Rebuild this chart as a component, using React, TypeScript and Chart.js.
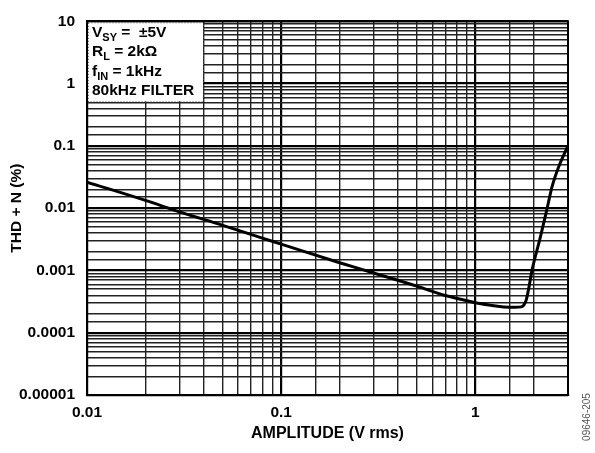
import React, { useEffect, useRef } from 'react';
import { Chart, registerables } from 'chart.js';

Chart.register(...registerables);

// Data
const amplitude = [0.01, 0.02, 0.03, 0.05, 0.08, 0.1, 0.2, 0.3, 0.5, 0.7, 0.84, 1.0, 1.2, 1.4, 1.6, 1.72, 1.78, 1.83, 1.88, 1.96, 2.16, 2.32, 2.49, 2.69, 3.0];
const thdn = [0.0262, 0.0133, 0.0087, 0.0053, 0.0033, 0.00265, 0.00133, 0.00091, 0.00056, 0.000395, 0.000345, 0.000302, 0.000275, 0.000258, 0.000256, 0.00026, 0.00028, 0.00034, 0.0005, 0.00102, 0.0034, 0.0087, 0.0227, 0.0465, 0.101];

const xTickValues = [0.01, 0.1, 1];
const xTickLabels = ['0.01', '0.1', '1'];
const yTickValues = [0.00001, 0.0001, 0.001, 0.01, 0.1, 1, 10];
const yTickLabels = ['0.00001', '0.0001', '0.001', '0.01', '0.1', '1', '10'];

const xTitle = 'AMPLITUDE (V rms)';
const yTitle = 'THD + N (%)';
const figureCode = '09646-205';

// [text, isSubscript]
const legendLines: [string, boolean][][] = [
  [['V', false], ['SY', true], [' =  ±5V', false]],
  [['R', false], ['L', true], [' = 2kΩ', false]],
  [['f', false], ['IN', true], [' = 1kHz', false]],
  [['80kHz FILTER', false]],
];

const FONT = "'Liberation Sans', Arial, sans-serif";

const findLabel = (v: number, vals: number[], labels: string[]) => {
  for (let i = 0; i < vals.length; i++) {
    if (Math.abs(Math.log10(v) - Math.log10(vals[i])) < 1e-6) return labels[i];
  }
  return '';
};
const isDecade = (v: number) => {
  const l = Math.log10(v);
  return Math.abs(l - Math.round(l)) < 1e-6;
};

const overlayPlugin = {
  id: 'overlay',
  beforeDatasetsDraw(chart: any) {
    const { ctx, chartArea } = chart;
    const x0 = chartArea.left + 1;
    const y0 = chartArea.top + 1;
    const w = 115;
    const h = 79;
    ctx.save();
    ctx.fillStyle = '#fff';
    ctx.fillRect(x0, y0, w, h);
    ctx.setLineDash([1, 2]);
    ctx.strokeStyle = '#555';
    ctx.lineWidth = 1;
    ctx.strokeRect(x0 + 0.5, y0 + 0.5, w, h);
    ctx.setLineDash([]);
    ctx.fillStyle = '#000';
    ctx.textBaseline = 'alphabetic';
    ctx.textAlign = 'left';
    legendLines.forEach((line, i) => {
      let x = chartArea.left + 5;
      const baseY = chartArea.top + 15.5 + i * 19.5;
      line.forEach(([t, sub]) => {
        ctx.font = sub ? `bold 11px ${FONT}` : `bold 15.5px ${FONT}`;
        ctx.fillText(t, x, sub ? baseY + 4 : baseY);
        x += ctx.measureText(t).width;
      });
    });
    ctx.restore();
  },
  afterDraw(chart: any) {
    const { ctx, chartArea } = chart;
    ctx.save();
    ctx.strokeStyle = '#000';
    ctx.lineWidth = 2;
    ctx.strokeRect(chartArea.left, chartArea.top, chartArea.right - chartArea.left, chartArea.bottom - chartArea.top);
    ctx.translate(587, 417);
    ctx.rotate(-Math.PI / 2);
    ctx.font = `10px ${FONT}`;
    ctx.fillStyle = '#555';
    ctx.textAlign = 'center';
    ctx.textBaseline = 'middle';
    ctx.fillText(figureCode, 0, 0);
    ctx.restore();
  },
};

const gridColor = (c: any) => (c.tick && isDecade(c.tick.value) ? '#000' : '#222');
const gridWidth = (c: any) => (c.tick && isDecade(c.tick.value) ? 2.2 : 1.4);

export default function App() {
  const ref = useRef<HTMLCanvasElement>(null);
  useEffect(() => {
    if (!ref.current) return;
    const chart = new Chart(ref.current, {
      type: 'line',
      data: {
        datasets: [
          {
            data: amplitude.map((x, i) => ({ x, y: thdn[i] })),
            borderColor: '#000',
            borderWidth: 3,
            pointRadius: 0,
            fill: false,
            cubicInterpolationMode: 'monotone',
          },
        ],
      },
      options: {
        animation: false,
        responsive: false,
        maintainAspectRatio: false,
        layout: { padding: { top: 10, right: 27, left: 0, bottom: 0 } },
        plugins: { legend: { display: false }, tooltip: { enabled: false } },
        scales: {
          x: {
            type: 'logarithmic',
            min: 0.01,
            max: 3,
            afterFit: (s: any) => { s.height = 58; },
            border: { display: true, color: '#000', width: 2 },
            grid: { drawTicks: false, color: gridColor, lineWidth: gridWidth },
            ticks: {
              autoSkip: false,
              maxRotation: 0,
              padding: 8,
              color: '#000',
              font: { family: FONT, size: 15.5, weight: 'bold' },
              callback: (v: any) => findLabel(Number(v), xTickValues, xTickLabels),
            },
            title: {
              display: true,
              text: xTitle,
              color: '#000',
              font: { family: FONT, size: 16, weight: 'bold' },
              padding: { top: 0, bottom: 10 },
            },
          },
          y: {
            type: 'logarithmic',
            min: 0.00001,
            max: 10,
            afterFit: (s: any) => { s.width = 87; },
            border: { display: true, color: '#000', width: 2 },
            grid: { drawTicks: false, color: gridColor, lineWidth: gridWidth },
            ticks: {
              autoSkip: false,
              padding: 12,
              color: '#000',
              font: { family: FONT, size: 15.5, weight: 'bold' },
              callback: (v: any) => findLabel(Number(v), yTickValues, yTickLabels),
            },
            title: {
              display: true,
              text: yTitle,
              color: '#000',
              font: { family: FONT, size: 15.5, weight: 'bold' },
              padding: { top: 7, bottom: 0 },
            },
          },
        },
      },
      plugins: [overlayPlugin],
    } as any);
    return () => chart.destroy();
  }, []);
  return (
    <div style={{ position: 'absolute', left: 0, top: 0, width: 595, height: 453, background: '#fff' }}>
      <canvas ref={ref} width={595} height={453} style={{ width: 595, height: 453 }} />
    </div>
  );
}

========================================

— Exercise brief —
Up to and including the line with "Chart.register(...registerables);", copy the data above from its first line. Skip pictures.

— Output below —
Rebuild this chart as a component, using React, TypeScript and Chart.js.
import React, { useEffect, useRef } from 'react';
import { Chart, registerables } from 'chart.js';

Chart.register(...registerables);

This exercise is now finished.